I think one of the craziest aspects of the legislative session comes at the very end. So there’s crossover day and the bills need to move to the next chamber by that day or it’s ‘dead’ for the session, right? WRONG. At the end of the session, legislators can add these amendments to bills that are moving through the process and are likely to pass. Legislators revive their dead bills and attach them to these new bills that have literally nothing to do with each other. AND they don’t even have to get consent from the legislator with the moving bill, they can just add it. There was a bill at the end of session that was a really great bill. It was aimed at addressing the mental health of student athletes and making sure that these students had all of the necessary resources to seek help. This bill had already made it through one chamber and was about to be heard in committee. An hour before the sponsoring legislator was set to present his bill in committee, he noticed all these added amendments on his bill. There was nothing he could do about it. The things that were added were all pertaining to oppressing trans kids and he was firmly against these amendments. It was even more disheartening to see that such a great bill aimed at uplifting the mental health of students was now set at destroying the mental health of trans students. This entire ordeal was so bizarre to me. It makes no sense that legislators are able to add dead bills to any bill that they want to without even getting permission from the sponsoring legislator. In this instance, the legislator was forced to vote against his own bill because it had been altered so greatly. 

It makes me think even more deeply about how the legislators interact with one another. I would find it extremely difficult to walk the halls with someone and wave or even be sitting in the same room as a legislator that truly believes race shouldn’t be talked about in schools or that abortion shouldn’t exist. How do you manage any type of colleague relationship? It’s the same way I feel about public defenders, how do they keep a straight face and deal with prosecutors every day? I feel like I would just be irritated all the time, each time I saw them knowing that they feel so strongly in the opposite way that I do. I don’t know, it just seems like it would be extremely contentious. 

My Overall Thoughts 

It was madness. These legislators look like our neighbors, like just regular people. Some will smile and nod or wave and then turn a corner and go into their chambers and sponsor a bill that would jeopardize our lives. I think that was one of the hardest things for me to comprehend. I have always been a deeply empathetic person, so watching others be so callous was disheartening to say the least. I mean, constituents were crying, really pleading with legislators to look at them and respect their identity and some legislators couldn’t even bother to look up and then subsequently would vote against this pleading person in front of them. The very people they were voted in to protect. There was just such a lack of humanity that was shown. It was also a hard pill to swallow knowing that many of these legislators were working to push laws that others were pushing them to pass. They probably didn’t even hold these values or care about pushing certain bills but did so anyway because their party, or leaders of their party, told them to. 

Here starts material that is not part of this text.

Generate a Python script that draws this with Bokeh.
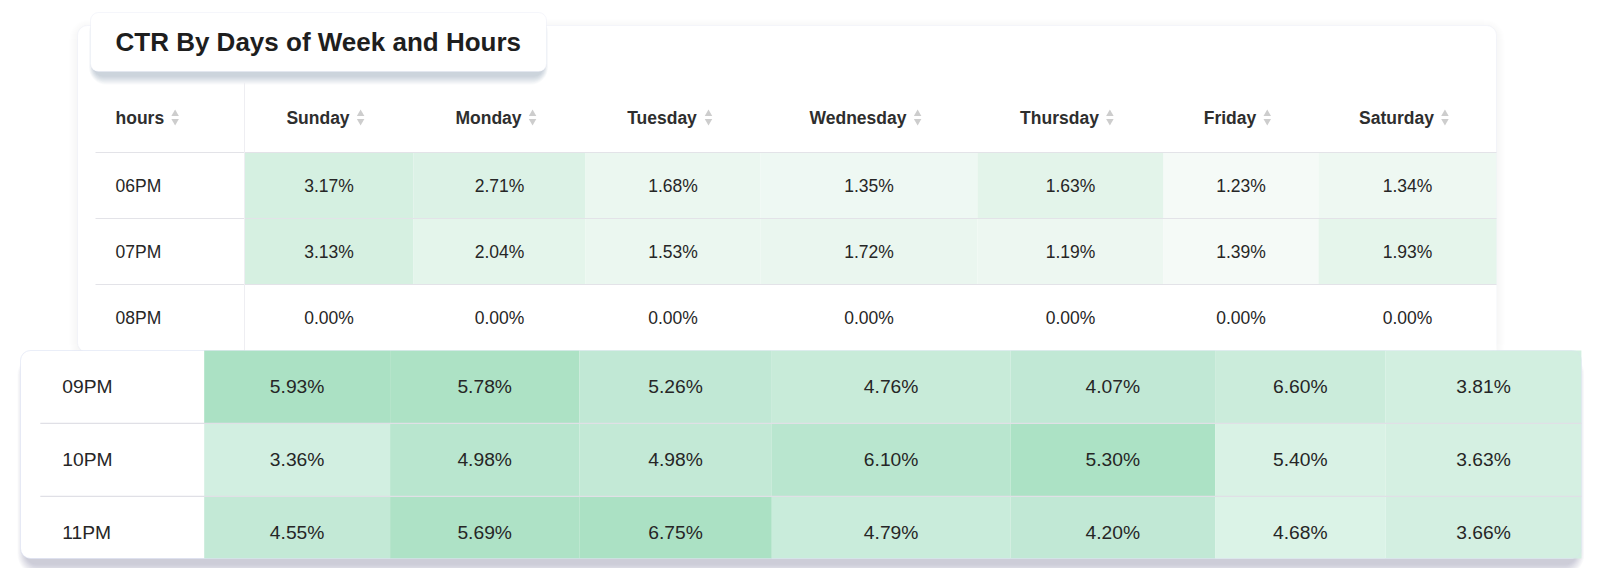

It was emotionally taxing waking up each day wondering what new bills had dropped or what the committee agendas would hold. It was nice to be in such a strong community so we could talk and process things together. Without that, it would have felt like a never ending cycle of misery. It was so rewarding at the end of the session to celebrate all of our wins. If we weren’t fighting so hard and doing as much organizing as we were, there would be a much larger amount of harmful bills that would have gone through. 

Final Notes

I want to give a special shoutout to everyone that mentored me during this session. Agbo, SPARK’s Policy Director, imparted so much knowledge unto me. She helped me to understand the process, work the ropes, and understand which legislators we could count on. I am so lucky to have been able to work so closely with her and gain so much from her! Roula and Kelli with Amplify and Kris with Feminist were so helpful and important to my learning this session. This work would literally be impossible to do alone. I am so grateful to share this session with them. 

All in all, this rollercoaster of a legislative session just solidified how I already felt about this country. It sucks. BUT there are so many amazing people working extremely hard to make things better. It motivated me to keep going. 

As always, abolish the police, abolish prisons, abolish ICE and let trans folx thrive!